** BEGIN **

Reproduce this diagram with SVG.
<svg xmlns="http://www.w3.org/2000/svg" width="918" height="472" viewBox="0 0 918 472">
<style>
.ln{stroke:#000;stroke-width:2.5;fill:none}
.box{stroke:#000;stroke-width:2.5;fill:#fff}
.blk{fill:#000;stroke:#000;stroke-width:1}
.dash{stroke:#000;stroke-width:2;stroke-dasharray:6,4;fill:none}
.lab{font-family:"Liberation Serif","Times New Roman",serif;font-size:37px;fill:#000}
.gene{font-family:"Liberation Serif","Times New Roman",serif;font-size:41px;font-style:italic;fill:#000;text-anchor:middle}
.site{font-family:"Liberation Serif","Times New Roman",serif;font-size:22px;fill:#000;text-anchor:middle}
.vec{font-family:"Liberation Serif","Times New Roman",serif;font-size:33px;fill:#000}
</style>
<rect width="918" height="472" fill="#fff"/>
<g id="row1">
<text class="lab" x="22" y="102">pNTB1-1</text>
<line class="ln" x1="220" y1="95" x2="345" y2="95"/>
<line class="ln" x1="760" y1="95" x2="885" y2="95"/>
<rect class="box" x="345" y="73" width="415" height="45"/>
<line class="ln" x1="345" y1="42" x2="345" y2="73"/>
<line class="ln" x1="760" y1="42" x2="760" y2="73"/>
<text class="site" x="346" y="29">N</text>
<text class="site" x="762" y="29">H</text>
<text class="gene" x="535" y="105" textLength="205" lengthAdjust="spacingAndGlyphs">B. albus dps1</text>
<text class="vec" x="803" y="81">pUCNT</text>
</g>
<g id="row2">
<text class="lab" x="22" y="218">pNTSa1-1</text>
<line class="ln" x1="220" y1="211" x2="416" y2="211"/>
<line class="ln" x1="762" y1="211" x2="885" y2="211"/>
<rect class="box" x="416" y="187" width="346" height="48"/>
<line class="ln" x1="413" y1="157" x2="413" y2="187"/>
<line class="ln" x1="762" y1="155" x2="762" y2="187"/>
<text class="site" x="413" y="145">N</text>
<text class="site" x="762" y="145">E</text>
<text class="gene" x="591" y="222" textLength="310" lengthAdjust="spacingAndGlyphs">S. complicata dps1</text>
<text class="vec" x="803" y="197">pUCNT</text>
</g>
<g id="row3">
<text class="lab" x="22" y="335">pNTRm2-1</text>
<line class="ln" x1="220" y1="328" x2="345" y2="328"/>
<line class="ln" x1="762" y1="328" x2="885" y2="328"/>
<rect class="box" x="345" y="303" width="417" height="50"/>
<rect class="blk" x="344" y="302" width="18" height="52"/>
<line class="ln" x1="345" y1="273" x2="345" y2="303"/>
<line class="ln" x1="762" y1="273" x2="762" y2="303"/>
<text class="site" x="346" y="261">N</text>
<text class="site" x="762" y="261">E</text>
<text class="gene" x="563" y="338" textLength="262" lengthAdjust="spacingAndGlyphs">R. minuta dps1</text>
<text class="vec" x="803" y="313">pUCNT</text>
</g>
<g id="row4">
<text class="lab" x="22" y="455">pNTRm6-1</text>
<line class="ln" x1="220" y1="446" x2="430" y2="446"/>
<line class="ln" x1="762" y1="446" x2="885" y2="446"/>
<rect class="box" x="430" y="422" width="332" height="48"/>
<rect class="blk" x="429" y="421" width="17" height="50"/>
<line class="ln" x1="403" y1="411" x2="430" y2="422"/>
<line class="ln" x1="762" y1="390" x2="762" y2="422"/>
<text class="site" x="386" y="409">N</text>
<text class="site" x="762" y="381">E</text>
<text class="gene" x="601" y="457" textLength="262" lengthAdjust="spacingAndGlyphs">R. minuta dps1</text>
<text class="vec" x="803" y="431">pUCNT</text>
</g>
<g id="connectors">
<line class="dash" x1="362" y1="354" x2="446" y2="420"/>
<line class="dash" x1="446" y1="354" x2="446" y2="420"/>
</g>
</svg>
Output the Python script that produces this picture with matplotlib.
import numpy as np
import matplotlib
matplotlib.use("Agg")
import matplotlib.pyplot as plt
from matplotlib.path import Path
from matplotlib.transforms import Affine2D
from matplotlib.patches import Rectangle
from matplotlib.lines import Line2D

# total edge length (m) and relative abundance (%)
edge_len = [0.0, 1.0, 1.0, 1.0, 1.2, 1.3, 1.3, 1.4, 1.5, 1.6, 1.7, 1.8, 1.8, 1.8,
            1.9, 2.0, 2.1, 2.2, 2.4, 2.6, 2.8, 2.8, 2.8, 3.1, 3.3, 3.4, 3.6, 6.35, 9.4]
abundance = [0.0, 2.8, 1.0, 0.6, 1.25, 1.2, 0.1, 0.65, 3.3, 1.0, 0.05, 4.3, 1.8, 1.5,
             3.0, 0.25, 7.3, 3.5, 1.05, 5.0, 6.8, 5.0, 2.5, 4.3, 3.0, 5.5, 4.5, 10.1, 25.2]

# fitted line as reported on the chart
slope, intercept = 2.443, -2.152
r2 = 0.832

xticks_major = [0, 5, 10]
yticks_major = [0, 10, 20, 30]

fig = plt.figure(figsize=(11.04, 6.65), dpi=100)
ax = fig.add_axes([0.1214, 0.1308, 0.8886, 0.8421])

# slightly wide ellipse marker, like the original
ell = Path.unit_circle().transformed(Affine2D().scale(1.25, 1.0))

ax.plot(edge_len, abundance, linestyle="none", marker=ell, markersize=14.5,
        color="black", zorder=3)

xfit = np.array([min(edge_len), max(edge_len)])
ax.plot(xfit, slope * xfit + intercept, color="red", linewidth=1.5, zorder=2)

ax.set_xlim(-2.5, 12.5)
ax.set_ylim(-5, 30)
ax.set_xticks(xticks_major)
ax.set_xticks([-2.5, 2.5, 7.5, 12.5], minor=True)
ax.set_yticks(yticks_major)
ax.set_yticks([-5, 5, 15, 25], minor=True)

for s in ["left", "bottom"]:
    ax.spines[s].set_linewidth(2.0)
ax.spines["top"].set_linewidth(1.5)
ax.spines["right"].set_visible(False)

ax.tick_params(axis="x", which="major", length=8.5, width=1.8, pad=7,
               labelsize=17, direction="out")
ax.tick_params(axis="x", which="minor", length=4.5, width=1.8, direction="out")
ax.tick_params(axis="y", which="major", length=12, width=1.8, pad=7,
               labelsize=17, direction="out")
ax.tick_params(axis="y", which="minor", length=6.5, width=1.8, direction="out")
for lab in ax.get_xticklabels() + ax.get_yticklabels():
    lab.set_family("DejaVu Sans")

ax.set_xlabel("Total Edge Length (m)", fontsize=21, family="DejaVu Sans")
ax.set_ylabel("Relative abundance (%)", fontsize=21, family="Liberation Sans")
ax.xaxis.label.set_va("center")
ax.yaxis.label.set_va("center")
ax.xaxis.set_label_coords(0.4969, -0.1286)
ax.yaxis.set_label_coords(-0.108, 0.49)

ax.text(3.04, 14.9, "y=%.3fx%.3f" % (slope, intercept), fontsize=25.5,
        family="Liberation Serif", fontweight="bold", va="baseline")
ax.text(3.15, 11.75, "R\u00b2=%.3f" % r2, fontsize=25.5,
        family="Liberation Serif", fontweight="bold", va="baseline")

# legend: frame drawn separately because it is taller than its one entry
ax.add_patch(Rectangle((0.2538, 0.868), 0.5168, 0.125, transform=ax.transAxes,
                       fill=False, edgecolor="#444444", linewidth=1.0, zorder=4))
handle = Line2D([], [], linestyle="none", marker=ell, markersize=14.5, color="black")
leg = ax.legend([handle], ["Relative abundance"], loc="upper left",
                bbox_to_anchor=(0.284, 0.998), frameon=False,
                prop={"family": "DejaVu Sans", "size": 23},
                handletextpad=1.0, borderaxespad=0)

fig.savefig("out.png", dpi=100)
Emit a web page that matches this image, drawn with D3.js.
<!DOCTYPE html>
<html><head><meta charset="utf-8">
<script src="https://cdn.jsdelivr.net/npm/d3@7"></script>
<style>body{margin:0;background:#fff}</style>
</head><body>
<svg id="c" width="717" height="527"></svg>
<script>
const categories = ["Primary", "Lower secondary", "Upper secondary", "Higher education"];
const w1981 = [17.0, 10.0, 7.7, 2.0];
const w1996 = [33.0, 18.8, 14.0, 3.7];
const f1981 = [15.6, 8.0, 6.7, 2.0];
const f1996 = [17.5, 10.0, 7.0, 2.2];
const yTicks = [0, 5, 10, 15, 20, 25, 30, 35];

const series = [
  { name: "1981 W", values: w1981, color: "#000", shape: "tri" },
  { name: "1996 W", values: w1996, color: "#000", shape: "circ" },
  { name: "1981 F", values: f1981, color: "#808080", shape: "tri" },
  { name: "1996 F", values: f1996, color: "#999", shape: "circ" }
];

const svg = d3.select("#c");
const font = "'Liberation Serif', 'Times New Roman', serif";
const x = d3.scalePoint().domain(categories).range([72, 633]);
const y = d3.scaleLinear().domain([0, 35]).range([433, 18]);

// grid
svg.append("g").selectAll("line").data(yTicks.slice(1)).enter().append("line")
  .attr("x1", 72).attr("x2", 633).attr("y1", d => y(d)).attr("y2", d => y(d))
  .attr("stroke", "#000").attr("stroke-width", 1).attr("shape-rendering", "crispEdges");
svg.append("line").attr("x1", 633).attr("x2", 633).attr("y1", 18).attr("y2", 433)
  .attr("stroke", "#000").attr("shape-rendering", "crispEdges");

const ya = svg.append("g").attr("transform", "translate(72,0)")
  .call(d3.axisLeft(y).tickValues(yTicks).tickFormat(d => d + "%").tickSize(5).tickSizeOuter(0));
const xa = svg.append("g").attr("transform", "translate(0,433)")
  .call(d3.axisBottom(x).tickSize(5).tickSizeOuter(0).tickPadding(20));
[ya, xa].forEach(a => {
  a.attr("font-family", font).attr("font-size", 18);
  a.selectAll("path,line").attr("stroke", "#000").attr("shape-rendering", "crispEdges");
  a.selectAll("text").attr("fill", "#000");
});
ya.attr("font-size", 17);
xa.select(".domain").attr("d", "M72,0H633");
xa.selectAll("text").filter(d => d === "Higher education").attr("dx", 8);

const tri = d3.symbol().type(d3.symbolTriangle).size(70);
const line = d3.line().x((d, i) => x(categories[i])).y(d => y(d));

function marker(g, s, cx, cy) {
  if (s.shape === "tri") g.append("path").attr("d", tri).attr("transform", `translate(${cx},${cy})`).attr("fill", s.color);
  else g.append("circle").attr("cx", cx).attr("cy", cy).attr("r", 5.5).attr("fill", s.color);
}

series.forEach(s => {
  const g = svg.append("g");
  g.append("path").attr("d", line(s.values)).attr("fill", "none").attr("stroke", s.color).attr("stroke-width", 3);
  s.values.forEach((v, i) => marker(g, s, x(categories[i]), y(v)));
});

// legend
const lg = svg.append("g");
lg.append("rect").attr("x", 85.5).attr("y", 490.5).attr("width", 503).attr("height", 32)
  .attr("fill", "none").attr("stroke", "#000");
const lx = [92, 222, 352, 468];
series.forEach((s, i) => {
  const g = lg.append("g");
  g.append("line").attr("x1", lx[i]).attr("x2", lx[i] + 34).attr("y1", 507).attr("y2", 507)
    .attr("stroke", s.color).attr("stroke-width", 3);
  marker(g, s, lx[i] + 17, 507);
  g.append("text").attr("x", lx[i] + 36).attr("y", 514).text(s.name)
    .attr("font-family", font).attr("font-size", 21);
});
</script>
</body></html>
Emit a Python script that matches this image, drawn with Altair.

** END **

» What this task involves: Lines in the records that hold the word "drawn" are to be counted; give only the total.

» Task result: 3